I read your earlier thread concerning the reversing camera problem. Did you get it resolved? You seemed to be having a lot of trouble even though both Swift and John Cross were giving a good deal of help.

The thread ceased around 28th October and althogh Swift asked you to send a PM, I can't see what happened after that.

I really hope you got it sorted.


----------



## JohnsCrossMotorHomes (Jul 21, 2007)

stonkn said:


> Bolero Towbar.
> 
> Assuming I can get the rest of the issues solved with the vehicle which will hopefully restore some faith in it (see Bolero Camera topic for a potted history!) I would like to tow a trailer/car.
> The first issue is what is permissible in terms of max weight? One of the manuals refers to 1300KG braked, another 1500KG - Has anybody got a definitive answer?
> ...


Hi Marco,

If you phone Glenn Harris our Service Manager or Ian, I am sure they will be able to give you the info you are seeking

Regards

Peter


----------



## 110658 (Mar 17, 2008)

Colonel,

Thanks for your interest. If I'm honest, I'm fed up with it. I have had a couple of discussions with Swift as a result of the thread & they spoke to the dealer. I don’t want it back in the dealer as they failed to solve most of the issues. The items that are outstanding, I will do although the factory have offered to send an assessor to look at the issues I have had. At the end of the day, its been a disaster with cancelled holidays etc. If I don’t make a concerted effort to use it, I should sell it but the market place would prevent me from getting a sensible price.
Swift suggested an alternative dealer but I guess my confidence is somewhat dented. I think of the 40+ items on the broken or 'did not work' list I have fixed 30. In the end, despite taking lots of trim out I never found the control box for the camera & ran new wires in which work fine. Swift then sent me a mail with the wiring diagram & blow me down, mine does not have a separate box according to it!!
I think its very sad that my opinion of the product is as it is. I was/is still involved in the automotive development world & was staunchly patriotic - I had 5 TVR's & ran part of the club. I accept that like the TVR's, motorhomes & caravans (which I have had a couple) are built in low volumes & thus the way of building them is not like a volume production vehicle. As such, I also accept that I'm going to see lots of thermoformings rather than injection mouldings for example as the tooling is so much less. What I cant accept is that one by one they fall off because the Velcro strip they stick on does not adhere to the moulding surface.
I don’t know if the European products are different in this respect? I think my thoughts about this vehicle will always be tainted by the nightmare I have gone through with it but I guess the only thing to do is chin up & get some use out of - hence yet more investment & a towbar !!

Marco


----------



## colonel (Oct 11, 2008)

Marco,

Although very disappointed to hear this sorry tale, I do understand the way you feel. Sometimes things don't go right it seems no matter what we do.

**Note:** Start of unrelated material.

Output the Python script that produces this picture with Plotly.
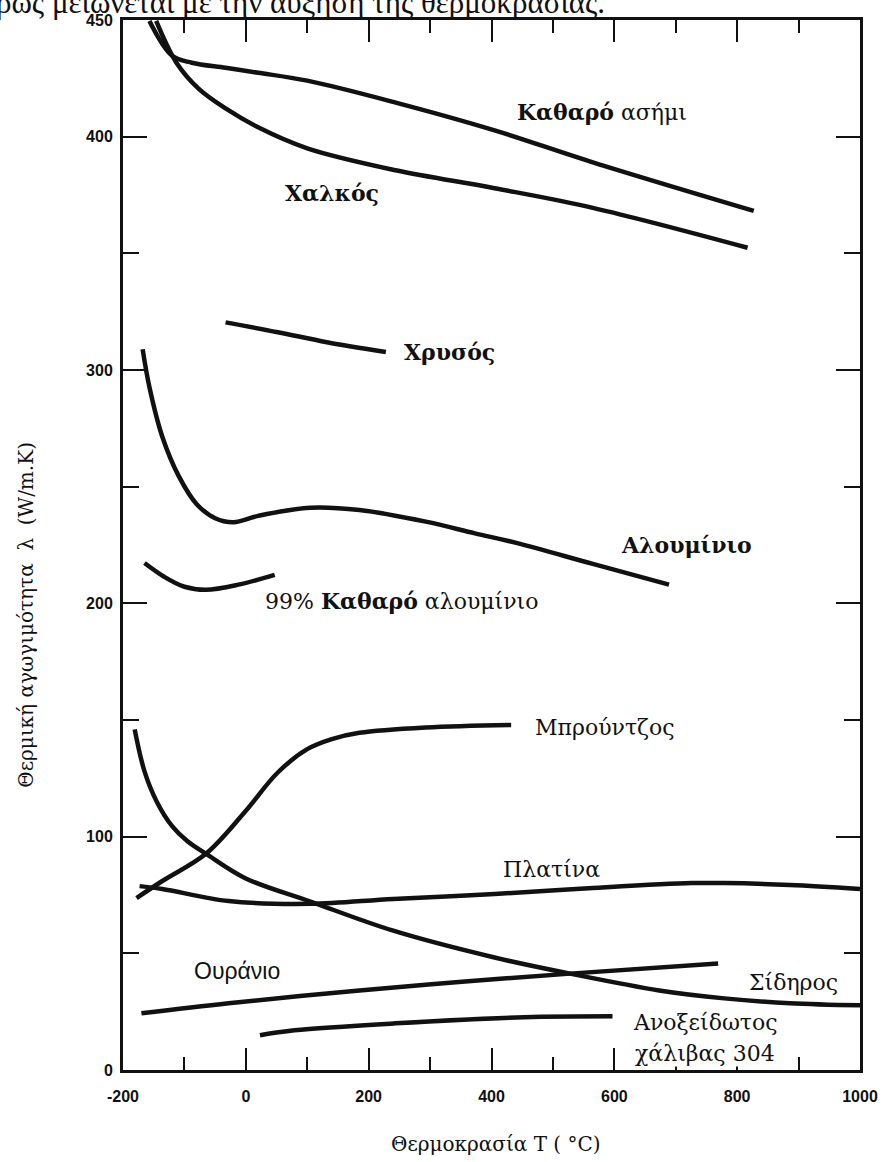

Having said that I have been to many dealers over the last two months and although I am not very experienced having only just purchased a new Swift Voyager, I have been very impressed with the support provided to other members on this site by Swift and also Johns Cross a Swift dealer in East Sussex.

Some people will say it doesn't matter where the dealer is, find a good un and stay with them. This has to be tempered with practicality and nobody want's to travel hundreds of miles to have a problem sorted out. You haven't named the dealer who you have lost confidence in, but maybe it's one of the large chains? I don't know. Why not ask on here about the alternative dealer that has been suggested by Swift. Please give them a try, don't give up yet.  Each day is a new day and it would be a shame to feel the way you do every time you get into your super motorhome. I really like the Bolero, it's a beautiful design and I think if it can be sorted out, you will love it.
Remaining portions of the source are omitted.